Il aurait été sans aucun doute plus pertinent que les auteurs mettent en scène une famille d’Afro-Américain bien plus soucieuse de son sort, en abordant la problématique sans phare et en décrivant la situation avec davantage d'authenticité. D’un point de vue purement éthique, il aurait mieux valu que l’œuvre souffre de démagogie plutôt que de complaisance à l’égard d’un bon vieux temps que seuls les racistes sauraient regretter.

Le sujet délicat des domestiques de maison d’après la Sécession, comme il est traité dans ce film, éveille indéniablement chez les spectateurs des questionnements politiques et historiques qui gâchent complètement la dimension de divertissement, tel qu’elle a été pensée dans l’esprit des auteurs. Mais ne nous méprenons pas, il va de soi que le but premier des créateurs était de réaliser une œuvre familiale, et non pas un objet de controverse. On convient que c’est raté !

En marge de ce défaut navrant, qui a condamné l’œuvre au silence, le film souffre de petites maladresses techniques, notamment un manque de rythme et une description franchement stéréotypée des personnages.

 

Mélodie du Sud image 3

 

En conclusion


Si l'histoire avait été abordé d'une manière plus authentique, et qu'elle ne s’était pas aventuré vers des sujets hautement explosifs, Mélodie du Sud serait sans aucun doute devenue une œuvre très appréciée par le public, comme un trésor d’antan que l'on adorerait faire découvrir aux nouvelles générations. Mais aujourd’hui, l’œuvre est condamnée à une censure (qui ne dit pas son nom), victime d’un désaveu complet de la part de la firme ainsi que du public. Il semblerait donc qu’il n’y ait aucune chance de le voir édité en Blu-Ray ou en DVD. L'époque ne le permettrait pas. Peut-être que dans un futur apaisé, la société parviendra enfin à faire la part des choses entre une œuvre de divertissement et de la propagande réactionnaire, mais à l'heure actuelle, où chaque image doit être aseptisée afin de ne froisser aucune sensibilité, cela parait clairement impossible. Aussi, nous comprenons que la firme Disney ne veuille pas prendre le risque de voir une telle sortie mal interprétée (ce qui le serait inévitablement).

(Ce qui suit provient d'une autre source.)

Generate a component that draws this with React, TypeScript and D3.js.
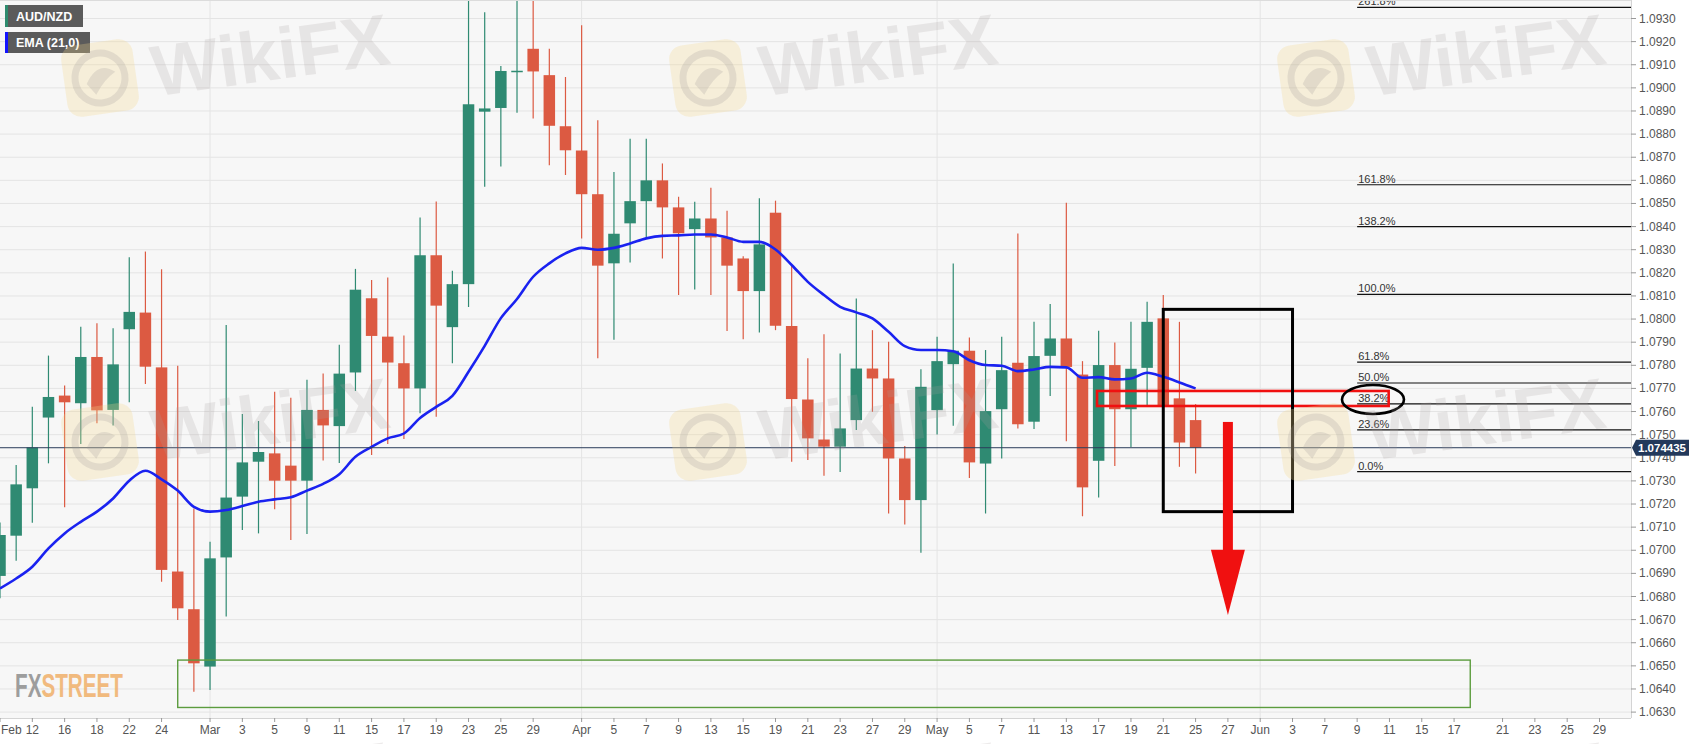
import React, { useEffect } from 'react';
import * as d3 from 'd3';

const W = 1707;
const H = 744;
const PLOT_RIGHT = 1631;
const PLOT_BOTTOM = 718;

// daily candles, trading-day index 0 = Feb 10
const opens = [
  1.06889, 1.07063, 1.07268, 1.07574, 1.07669, 1.07636, 1.07836, 1.07607, 1.07956, 1.08028,
  1.07791, 1.06908, 1.06745, 1.06497, 1.06969, 1.07232, 1.07383, 1.07419, 1.07366, 1.07301,
  1.07607, 1.07537, 1.07769, 1.08090, 1.07924, 1.07809, 1.07700, 1.08276, 1.07965, 1.08151,
  1.08897, 1.08913, 1.09071, 1.09169, 1.09055, 1.08834, 1.08729, 1.08540, 1.08241, 1.08414,
  1.08510, 1.08600, 1.08483, 1.08389, 1.08435, 1.08353, 1.08262, 1.08121, 1.08460, 1.07970,
  1.07652, 1.07479, 1.07448, 1.07563, 1.07786, 1.07743, 1.07397, 1.07217, 1.07606, 1.07805,
  1.07863, 1.07375, 1.07610, 1.07811, 1.07556, 1.07841, 1.07916, 1.07760, 1.07387, 1.07801,
  1.07610, 1.07789, 1.08003, 1.07657, 1.07563,
];
const highs = [
  1.07120, 1.07369, 1.07621, 1.07842, 1.07713, 1.07967, 1.07982, 1.07960, 1.08267, 1.08292,
  1.08215, 1.07798, 1.07181, 1.07037, 1.07974, 1.07589, 1.07559, 1.07686, 1.07660, 1.07737,
  1.07764, 1.07889, 1.08217, 1.08169, 1.08180, 1.07929, 1.08439, 1.08508, 1.08209, 1.09500,
  1.09327, 1.09095, 1.09500, 1.09500, 1.09169, 1.09047, 1.09271, 1.08860, 1.08636, 1.08780,
  1.08780, 1.08673, 1.08529, 1.08507, 1.08568, 1.08469, 1.08272, 1.08522, 1.08512, 1.08234,
  1.07830, 1.07934, 1.07851, 1.08089, 1.07952, 1.07902, 1.07451, 1.07783, 1.07923, 1.08240,
  1.07920, 1.07866, 1.07923, 1.08370, 1.07988, 1.08065, 1.08503, 1.07818, 1.07949, 1.07899,
  1.07988, 1.08075, 1.08104, 1.07988, 1.07632,
];
const lows = [
  1.06792, 1.06955, 1.07119, 1.07376, 1.07186, 1.07460, 1.07549, 1.07540, 1.07640, 1.07719,
  1.06864, 1.06698, 1.06388, 1.06396, 1.06713, 1.07088, 1.07073, 1.07177, 1.07044, 1.07070,
  1.07388, 1.07377, 1.07689, 1.07412, 1.07460, 1.07481, 1.07593, 1.07577, 1.07809, 1.08052,
  1.08572, 1.08660, 1.08892, 1.08868, 1.08665, 1.08623, 1.08348, 1.07831, 1.07911, 1.08245,
  1.08353, 1.08262, 1.08104, 1.08128, 1.08104, 1.07948, 1.07913, 1.07942, 1.07952, 1.07383,
  1.07390, 1.07322, 1.07339, 1.07520, 1.07599, 1.07159, 1.07111, 1.06989, 1.07501, 1.07538,
  1.07313, 1.07159, 1.07397, 1.07527, 1.07524, 1.07667, 1.07472, 1.07147, 1.07228, 1.07364,
  1.07447, 1.07628, 1.07620, 1.07361, 1.07332,
];
const closes = [
  1.07066, 1.07285, 1.07445, 1.07663, 1.07640, 1.07836, 1.07605, 1.07804, 1.08031, 1.07794,
  1.06915, 1.06749, 1.06511, 1.06965, 1.07228, 1.07380, 1.07425, 1.07301, 1.07301, 1.07607,
  1.07540, 1.07764, 1.08127, 1.07927, 1.07812, 1.07700, 1.08276, 1.08058, 1.08151, 1.08929,
  1.08911, 1.09073, 1.09074, 1.09071, 1.08836, 1.08730, 1.08540, 1.08231, 1.08369, 1.08510,
  1.08600, 1.08483, 1.08371, 1.08435, 1.08353, 1.08231, 1.08121, 1.08323, 1.07971, 1.07654,
  1.07484, 1.07448, 1.07527, 1.07786, 1.07743, 1.07397, 1.07217, 1.07707, 1.07818, 1.07863,
  1.07380, 1.07602, 1.07779, 1.07545, 1.07840, 1.07916, 1.07793, 1.07272, 1.07801, 1.07610,
  1.07785, 1.07988, 1.07628, 1.07466, 1.074435,
];
const emaValues = [
  1.06835, 1.06878, 1.06929, 1.07008, 1.07073, 1.07123, 1.07167, 1.07224, 1.07301, 1.07344,
  1.07307, 1.07258, 1.07188, 1.07167, 1.07174, 1.07191, 1.07210, 1.07220, 1.07229, 1.07258,
  1.07287, 1.07329, 1.07404, 1.07447, 1.07484, 1.07505, 1.07572, 1.07620, 1.07668, 1.07772,
  1.07884, 1.08004, 1.08087, 1.08183, 1.08241, 1.08284, 1.08308, 1.08300, 1.08308, 1.08327,
  1.08349, 1.08360, 1.08362, 1.08366, 1.08366, 1.08353, 1.08334, 1.08334, 1.08301, 1.08234,
  1.08161, 1.08104, 1.08053, 1.08029, 1.08003, 1.07945, 1.07883, 1.07866, 1.07866, 1.07861,
  1.07822, 1.07801, 1.07798, 1.07775, 1.07782, 1.07793, 1.07791, 1.07746, 1.07749, 1.07739,
  1.07743, 1.07768, 1.07750, 1.07726, 1.07700,
];

const lastPrice = 1.074435;
const lastPriceLabel = '1.074435';

const xTickLabels = [
  'Feb', '12', '16', '18', '22', '24', 'Mar', '3', '5', '9', '11', '15', '17', '19', '23', '25', '29',
  'Apr', '5', '7', '9', '13', '15', '19', '21', '23', '27', '29',
  'May', '5', '7', '11', '13', '17', '19', '21', '25', '27',
  'Jun', '3', '7', '9', '11', '15', '17', '21', '23', '25', '29',
];
const xTickIndex = [
  0, 2, 4, 6, 8, 10, 13, 15, 17, 19, 21, 23, 25, 27, 29, 31, 33,
  36, 38, 40, 42, 44, 46, 48, 50, 52, 54, 56,
  58, 60, 62, 64, 66, 68, 70, 72, 74, 76,
  78, 80, 82, 84, 86, 88, 90, 93, 95, 97, 99,
];
const monthStartIndex = [13, 36, 58, 78];

const yTicks = [
  1.063, 1.064, 1.065, 1.066, 1.067, 1.068, 1.069, 1.07, 1.071, 1.072, 1.073,
  1.074, 1.075, 1.076, 1.077, 1.078, 1.079, 1.08, 1.081, 1.082, 1.083,
  1.084, 1.085, 1.086, 1.087, 1.088, 1.089, 1.09, 1.091, 1.092, 1.093,
];

// Fibonacci retracement anchors
const fibLow = 1.0734;
const fibHigh = 1.08107;
const fibRatios = [0, 0.236, 0.382, 0.5, 0.618, 1, 1.382, 1.618, 2.618];
const fibLabels = ['0.0%', '23.6%', '38.2%', '50.0%', '61.8%', '100.0%', '138.2%', '161.8%', '261.8%'];
const fibStartIndex = 84.0;

// annotations (index / price)
const redBox = { i0: 67.9, i1: 85.95, p0: 1.07689, p1: 1.07624 };
const blackBox = { i0: 72, i1: 80, p0: 1.08042, p1: 1.07167 };
const greenBox = { i0: 11, i1: 91, p0: 1.06525, p1: 1.0632 };
const ellipse = { i: 84.98, p: 1.07652 };
const arrow = { i: 76, pTop: 1.07555, pHeadBase: 1.07002, pTip: 1.0672 };

const FONT = '"Liberation Sans", Arial, Helvetica, sans-serif';
const GREEN = '#2f8a72';
const RED = '#dc5a42';

const wmCols = [100, 708, 1316];
const wmRows = [78, 442, 806];

function Watermark({ cx, cy }: { cx: number; cy: number }) {
  return (
    <g transform={`rotate(-8 ${cx} ${cy})`}>
      <rect x={cx - 36} y={cy - 36} width={72} height={72} rx={14} fill="#f3d98c" opacity={0.28} />
      <circle cx={cx} cy={cy} r={25} fill="none" stroke="#9a9494" strokeWidth={7} opacity={0.22} />
      <path d={`M${cx - 14},${cy + 4} Q${cx},${cy - 18} ${cx + 16},${cy - 4} Q${cx + 4},${cy + 2} ${cx - 6},${cy + 16}`} fill="#9a9494" opacity={0.22} />
      <text x={cx + 52} y={cy + 26} fontFamily={FONT} fontWeight="bold" fontSize={72} fill="#a89f9f" opacity={0.2}>WikiFX</text>
    </g>
  );
}

export default function App() {
  useEffect(() => {
    document.body.style.margin = '0';
  }, []);

  const x = d3.scaleLinear().domain([0, 99]).range([0, 1599.5]);
  const y = d3.scaleLinear().domain([1.063, 1.093]).range([712.1, 18.5]);
  const bodyW = 11.5;

  const emaLine = d3
    .line<number>()
    .x((_, i) => x(i))
    .y((d) => y(d))
    .curve(d3.curveMonotoneX)(emaValues) || '';

  const fibPrices = fibRatios.map((r) => fibLow + r * (fibHigh - fibLow));
  const ax = x(arrow.i);

  return (
    <svg width={W} height={H} style={{ position: 'absolute', left: 0, top: 0, display: 'block', background: '#ffffff' }}>
      <defs>
        <clipPath id="plot">
          <rect x={0} y={0} width={PLOT_RIGHT} height={PLOT_BOTTOM} />
        </clipPath>
      </defs>
      <rect x={0} y={0} width={PLOT_RIGHT} height={PLOT_BOTTOM} fill="#f7f7f7" />
      <g clipPath="url(#plot)">
        {yTicks.map((t) => (
          <line key={t} x1={0} x2={PLOT_RIGHT} y1={y(t)} y2={y(t)} stroke="#e4e4e4" strokeWidth={1} />
        ))}
        {monthStartIndex.map((m) => (
          <line key={m} x1={x(m)} x2={x(m)} y1={0} y2={PLOT_BOTTOM} stroke="#e4e4e4" strokeWidth={1} />
        ))}
        {/* candles */}
        {opens.map((o, i) => {
          const c = closes[i];
          const up = c >= o;
          const col = up ? GREEN : RED;
          const cx = x(i);
          const top = y(Math.max(o, c));
          const bot = y(Math.min(o, c));
          return (
            <g key={i}>
              <line x1={cx} x2={cx} y1={y(highs[i])} y2={y(lows[i])} stroke={col} strokeWidth={1.2} />
              <rect x={cx - bodyW / 2} y={top} width={bodyW} height={Math.max(1.5, bot - top)} fill={col} />
            </g>
          );
        })}
        {/* EMA */}
        <path d={emaLine} fill="none" stroke="#1a22f0" strokeWidth={2.6} strokeLinejoin="round" />
        {/* last price line */}
        <line x1={0} x2={PLOT_RIGHT} y1={y(lastPrice)} y2={y(lastPrice)} stroke="#2b3d5a" strokeWidth={1} />
        {/* fibonacci */}
        {fibPrices.map((p, i) => (
          <g key={fibLabels[i]}>
            <line x1={x(fibStartIndex)} x2={PLOT_RIGHT} y1={y(p)} y2={y(p)} stroke="#111" strokeWidth={1.2} />
            <text x={x(fibStartIndex) + 1} y={y(p) - 2} fontFamily={FONT} fontSize={11} fill="#333">{fibLabels[i]}</text>
          </g>
        ))}
        {/* green zone */}
        <rect x={x(greenBox.i0)} y={y(greenBox.p0)} width={x(greenBox.i1) - x(greenBox.i0)} height={y(greenBox.p1) - y(greenBox.p0)} fill="none" stroke="#5c9c3e" strokeWidth={1.4} />
        {/* red box */}
        <rect x={x(redBox.i0)} y={y(redBox.p0)} width={x(redBox.i1) - x(redBox.i0)} height={y(redBox.p1) - y(redBox.p0)} fill="none" stroke="#f01010" strokeWidth={2.6} />
        {/* black box */}
        <rect x={x(blackBox.i0)} y={y(blackBox.p0)} width={x(blackBox.i1) - x(blackBox.i0)} height={y(blackBox.p1) - y(blackBox.p0)} fill="none" stroke="#000" strokeWidth={3} />
        {/* ellipse */}
        <ellipse cx={x(ellipse.i)} cy={y(ellipse.p)} rx={31} ry={14.5} fill="none" stroke="#000" strokeWidth={2.6} />
        {/* arrow */}
        <rect x={ax - 5} y={y(arrow.pTop)} width={10} height={y(arrow.pHeadBase) - y(arrow.pTop) + 1} fill="#f01010" />
        <path d={`M${ax - 17},${y(arrow.pHeadBase)} L${ax + 17},${y(arrow.pHeadBase)} L${ax},${y(arrow.pTip)} Z`} fill="#f01010" />
      </g>
      {/* axes */}
      <line x1={0} x2={PLOT_RIGHT} y1={0.5} y2={0.5} stroke="#dcdcdc" />
      <line x1={PLOT_RIGHT + 0.5} x2={PLOT_RIGHT + 0.5} y1={0} y2={PLOT_BOTTOM} stroke="#d4d4d4" />
      <line x1={0} x2={PLOT_RIGHT} y1={PLOT_BOTTOM + 0.5} y2={PLOT_BOTTOM + 0.5} stroke="#d4d4d4" />
      {yTicks.map((t) => (
        <g key={t}>
          <line x1={PLOT_RIGHT} x2={PLOT_RIGHT + 5} y1={y(t)} y2={y(t)} stroke="#999" />
          <text x={PLOT_RIGHT + 8} y={y(t) + 4} fontFamily={FONT} fontSize={12} fill="#555">{t.toFixed(4)}</text>
        </g>
      ))}
      {xTickLabels.map((l, i) => (
        <g key={i}>
          <line x1={x(xTickIndex[i])} x2={x(xTickIndex[i])} y1={PLOT_BOTTOM} y2={PLOT_BOTTOM + 4} stroke="#999" />
          <text
            x={i === 0 ? 1 : x(xTickIndex[i])}
            y={PLOT_BOTTOM + 16}
            textAnchor={i === 0 ? 'start' : 'middle'}
            fontFamily={FONT}
            fontSize={12}
            fill="#555"
          >{l}</text>
        </g>
      ))}
      {/* last price tag */}
      <path d={`M${PLOT_RIGHT + 1},${y(lastPrice)} L${PLOT_RIGHT + 5},${y(lastPrice) - 8} L${PLOT_RIGHT + 58},${y(lastPrice) - 8} L${PLOT_RIGHT + 58},${y(lastPrice) + 8} L${PLOT_RIGHT + 5},${y(lastPrice) + 8} Z`} fill="#23395b" />
      <text x={PLOT_RIGHT + 7} y={y(lastPrice) + 4} fontFamily={FONT} fontSize={11.5} fontWeight="bold" fill="#fff">{lastPriceLabel}</text>
      {/* legend */}
      <rect x={5} y={5} width={78} height={22} fill="#5b5b5b" />
      <rect x={5} y={5} width={3} height={22} fill="#2e8b6e" />
      <text x={16} y={21} fontFamily={FONT} fontSize={12.5} fontWeight="bold" fill="#fff">AUD/NZD</text>
      <rect x={5} y={32} width={85} height={21} fill="#5b5b5b" />
      <rect x={5} y={32} width={3} height={21} fill="#1414ff" />
      <text x={16} y={47} fontFamily={FONT} fontSize={12.5} fontWeight="bold" fill="#fff">EMA (21,0)</text>
      {/* FXStreet logo */}
      <text x={15} y={697} fontFamily={'"Liberation Sans Narrow", "Liberation Sans", Arial, sans-serif'} fontWeight="bold" fontSize={33} textLength={108} lengthAdjust="spacingAndGlyphs" opacity={0.85}>
        <tspan fill="#8e8e8e">FX</tspan>
        <tspan fill="#f0b06a">STREET</tspan>
      </text>
      {/* watermarks */}
      {wmRows.map((r) => wmCols.map((c) => <Watermark key={`${r}-${c}`} cx={c} cy={r} />))}
    </svg>
  );
}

Pourtant, il ne faut pas oublier que Mélodie du sud a été produit dans le but de divertir, de développer un thème, l’enfance et le passage à l’âge adulte. La poésie, les séquences animées et les merveilleuses chansons nous rappellent que ce Classique rejeté est avant tout un chef d’œuvre d’inventivité, d’une tendresse rare, et d’une technicité franchement honorable. D’une certaine manière, il est désormais de bon ton de ne pas aimer ce film, comme si finalement l’époque obligeait le public de se dispenser de toute réflexion. On aimerait rappeler ici que les spectateurs ne sont pas des idiots, qu'ils sont capables d'apprécier les qualités inhérentes à la créativité et à la technicité de ce film, tout en conservant un regard critique sur les dérives du siècle passé. Aussi personne n'a à rougir d'apprécier ce film. Il n'est pas incompatible d'aimer Mélodie du Sud et de condamner dans un même temps le racisme, c'est d'ailleurs l'intention première de cette critique.